Bislang war die Existenz von Echokammern umstritten. Auch die Autorinnen und Autoren der neuen Studie konnten im Internet allein keine klaren Beweise finden – innerhalb der Beziehungsnetzwerke in sozialen Medien, etwa in geschlossenen Gruppen, dagegen schon. Dort hätten Echokammern und Filterblasen durch ihre Abgeschlossenheit und das Radikalisierungspotenzial „einen negativen Einfluss auf die Demokratie“. Solche Entwicklungen ließen sich vor allem in länger bestehenden Demokratien wie in Europa und in den Vereinigten Staaten beobachten.

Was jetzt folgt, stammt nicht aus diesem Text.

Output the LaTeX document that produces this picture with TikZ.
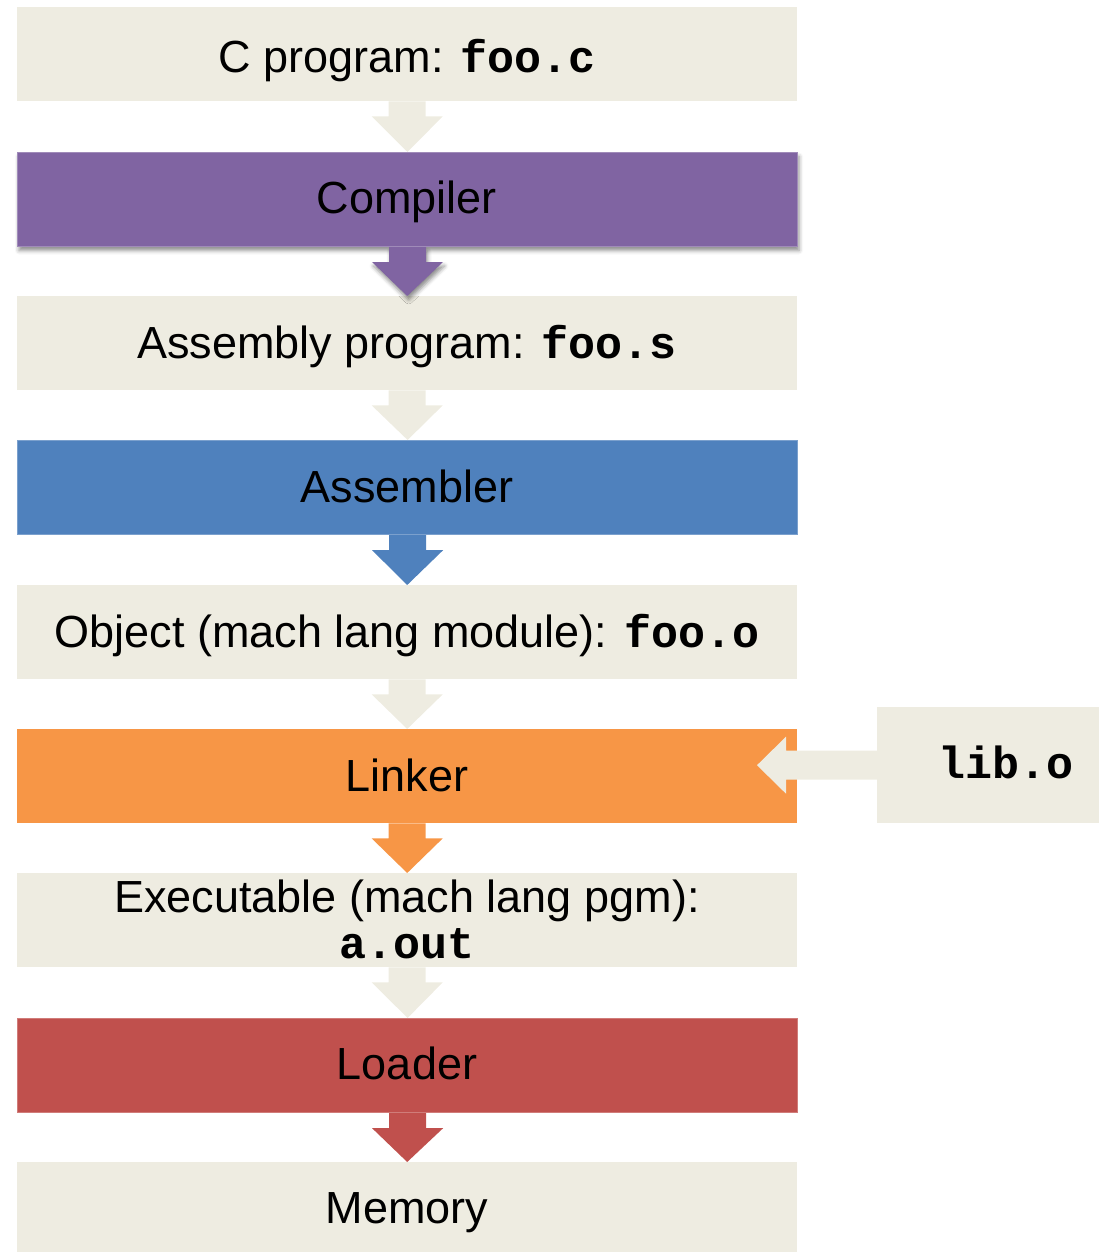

Social Media: Fluch oder Segen für die Demokratie?

Nach Worten des Forschungsteams können sich digitale Medien aber auch durchaus positiv auf die Demokratie auswirken: Das sei vor allem in aufstrebenden Demokratien in Südamerika, Afrika und Asien der Fall. Dort steigern digitale Medien idealerweise die Nachrichtenvielfalt und damit die politische Beteiligung.

In autoritären Staaten profitiere die Opposition durch Vernetzungsmöglichkeiten. Nach Einschätzung der Forschenden sind digitale Medien also ein zweischneidiges Schwert. Je nach politischer Realität können sie der Gesellschaft nutzen oder schaden.